--- begin Materials provided ---
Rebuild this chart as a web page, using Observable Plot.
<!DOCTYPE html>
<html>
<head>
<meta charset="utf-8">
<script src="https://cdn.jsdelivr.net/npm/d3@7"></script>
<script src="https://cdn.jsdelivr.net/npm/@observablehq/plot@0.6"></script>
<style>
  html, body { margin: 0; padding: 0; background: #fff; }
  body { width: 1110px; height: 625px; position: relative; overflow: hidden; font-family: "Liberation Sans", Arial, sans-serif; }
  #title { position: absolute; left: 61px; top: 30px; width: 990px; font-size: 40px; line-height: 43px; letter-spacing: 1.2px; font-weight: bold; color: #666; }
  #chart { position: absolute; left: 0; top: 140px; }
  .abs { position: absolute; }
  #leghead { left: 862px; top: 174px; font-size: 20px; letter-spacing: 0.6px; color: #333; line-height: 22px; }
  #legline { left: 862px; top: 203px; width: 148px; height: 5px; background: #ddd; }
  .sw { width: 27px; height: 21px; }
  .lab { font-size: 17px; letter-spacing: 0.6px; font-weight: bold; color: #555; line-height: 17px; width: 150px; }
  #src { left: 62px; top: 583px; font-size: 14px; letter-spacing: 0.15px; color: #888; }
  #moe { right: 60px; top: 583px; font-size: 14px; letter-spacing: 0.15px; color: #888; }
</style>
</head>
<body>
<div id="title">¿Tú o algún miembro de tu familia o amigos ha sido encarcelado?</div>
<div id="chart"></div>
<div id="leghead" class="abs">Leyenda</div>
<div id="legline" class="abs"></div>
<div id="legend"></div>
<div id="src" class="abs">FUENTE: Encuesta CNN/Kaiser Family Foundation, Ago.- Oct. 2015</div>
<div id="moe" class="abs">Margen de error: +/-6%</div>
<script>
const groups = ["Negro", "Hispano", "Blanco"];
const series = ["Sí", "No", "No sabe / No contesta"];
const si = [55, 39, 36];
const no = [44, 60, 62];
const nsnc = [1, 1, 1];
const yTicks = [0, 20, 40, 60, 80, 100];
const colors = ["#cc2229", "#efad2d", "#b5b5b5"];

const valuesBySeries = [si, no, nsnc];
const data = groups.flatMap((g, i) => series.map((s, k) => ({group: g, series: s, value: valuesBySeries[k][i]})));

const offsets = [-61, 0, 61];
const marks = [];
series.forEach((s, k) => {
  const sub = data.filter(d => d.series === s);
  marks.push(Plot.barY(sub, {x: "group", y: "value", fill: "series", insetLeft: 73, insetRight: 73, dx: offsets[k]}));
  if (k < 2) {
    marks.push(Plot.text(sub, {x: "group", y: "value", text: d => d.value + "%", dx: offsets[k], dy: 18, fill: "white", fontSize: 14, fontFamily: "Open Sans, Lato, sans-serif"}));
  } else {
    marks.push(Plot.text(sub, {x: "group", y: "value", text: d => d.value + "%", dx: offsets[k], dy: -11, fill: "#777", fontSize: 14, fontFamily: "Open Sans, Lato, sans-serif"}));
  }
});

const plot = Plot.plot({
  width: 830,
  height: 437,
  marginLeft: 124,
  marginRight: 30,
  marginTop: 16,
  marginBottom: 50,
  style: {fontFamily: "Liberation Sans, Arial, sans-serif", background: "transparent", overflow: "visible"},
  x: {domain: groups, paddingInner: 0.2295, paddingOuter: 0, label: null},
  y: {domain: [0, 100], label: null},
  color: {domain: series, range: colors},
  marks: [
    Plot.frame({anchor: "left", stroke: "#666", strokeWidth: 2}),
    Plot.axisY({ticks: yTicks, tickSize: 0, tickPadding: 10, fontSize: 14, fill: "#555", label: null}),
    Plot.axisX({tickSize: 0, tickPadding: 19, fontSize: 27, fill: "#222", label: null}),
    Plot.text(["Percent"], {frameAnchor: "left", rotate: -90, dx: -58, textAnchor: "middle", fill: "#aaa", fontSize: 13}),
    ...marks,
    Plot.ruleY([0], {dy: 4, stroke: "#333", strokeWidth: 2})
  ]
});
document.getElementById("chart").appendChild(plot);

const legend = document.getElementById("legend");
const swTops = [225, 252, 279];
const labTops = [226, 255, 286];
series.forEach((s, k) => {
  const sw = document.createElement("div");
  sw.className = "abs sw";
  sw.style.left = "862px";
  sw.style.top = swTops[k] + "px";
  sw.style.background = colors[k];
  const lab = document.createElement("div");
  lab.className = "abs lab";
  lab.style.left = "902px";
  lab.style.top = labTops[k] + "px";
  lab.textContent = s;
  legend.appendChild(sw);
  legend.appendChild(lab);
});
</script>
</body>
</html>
--- end Materials provided ---
--- begin Materials provided ---
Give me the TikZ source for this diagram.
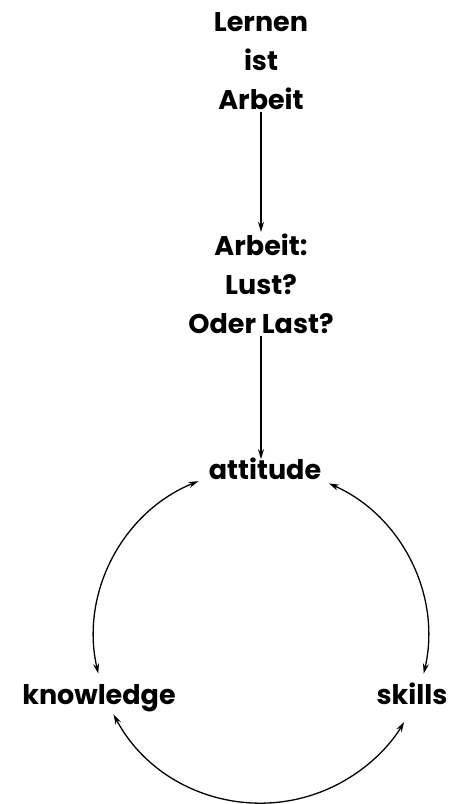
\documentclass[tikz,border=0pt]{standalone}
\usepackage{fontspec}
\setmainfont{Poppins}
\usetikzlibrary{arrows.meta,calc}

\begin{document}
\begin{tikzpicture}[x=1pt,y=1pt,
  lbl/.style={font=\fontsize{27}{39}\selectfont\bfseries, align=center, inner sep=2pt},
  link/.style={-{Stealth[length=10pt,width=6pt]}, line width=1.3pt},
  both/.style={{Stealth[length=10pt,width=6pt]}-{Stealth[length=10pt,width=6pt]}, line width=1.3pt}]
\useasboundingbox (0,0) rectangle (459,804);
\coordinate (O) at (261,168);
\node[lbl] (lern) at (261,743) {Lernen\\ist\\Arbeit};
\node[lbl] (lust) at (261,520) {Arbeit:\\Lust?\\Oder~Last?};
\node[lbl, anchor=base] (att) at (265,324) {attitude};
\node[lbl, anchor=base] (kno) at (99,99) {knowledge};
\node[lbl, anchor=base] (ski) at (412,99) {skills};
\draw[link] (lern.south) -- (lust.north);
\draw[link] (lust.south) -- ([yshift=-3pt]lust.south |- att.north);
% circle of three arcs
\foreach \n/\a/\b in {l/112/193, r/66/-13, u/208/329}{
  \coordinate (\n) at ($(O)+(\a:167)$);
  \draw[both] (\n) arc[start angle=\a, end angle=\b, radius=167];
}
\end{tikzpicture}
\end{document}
--- end Materials provided ---
--- begin Materials provided ---
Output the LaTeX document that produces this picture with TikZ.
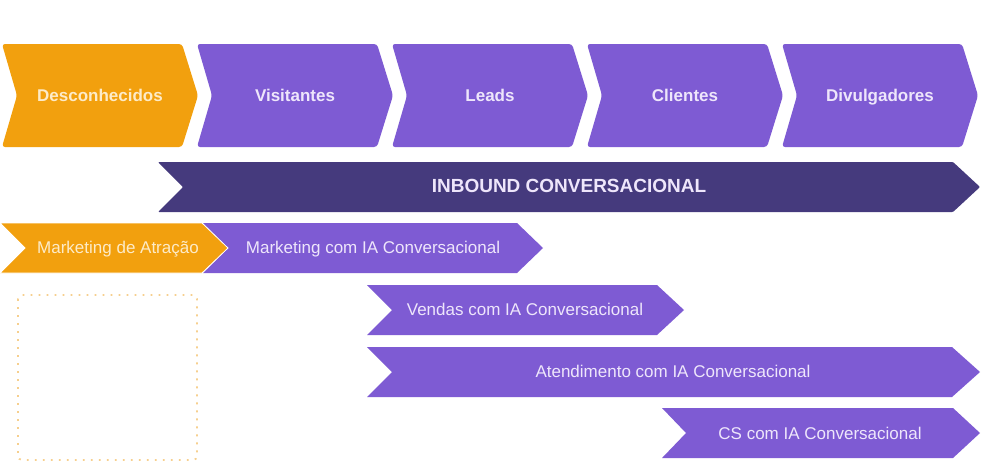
--- end Materials provided ---
## Problem description
Show, from the listing above, each line that contains the word "chart".

## Written solution
Rebuild this chart as a web page, using Observable Plot.
  #chart { position: absolute; left: 0; top: 140px; }
<div id="chart"></div>
document.getElementById("chart").appendChild(plot);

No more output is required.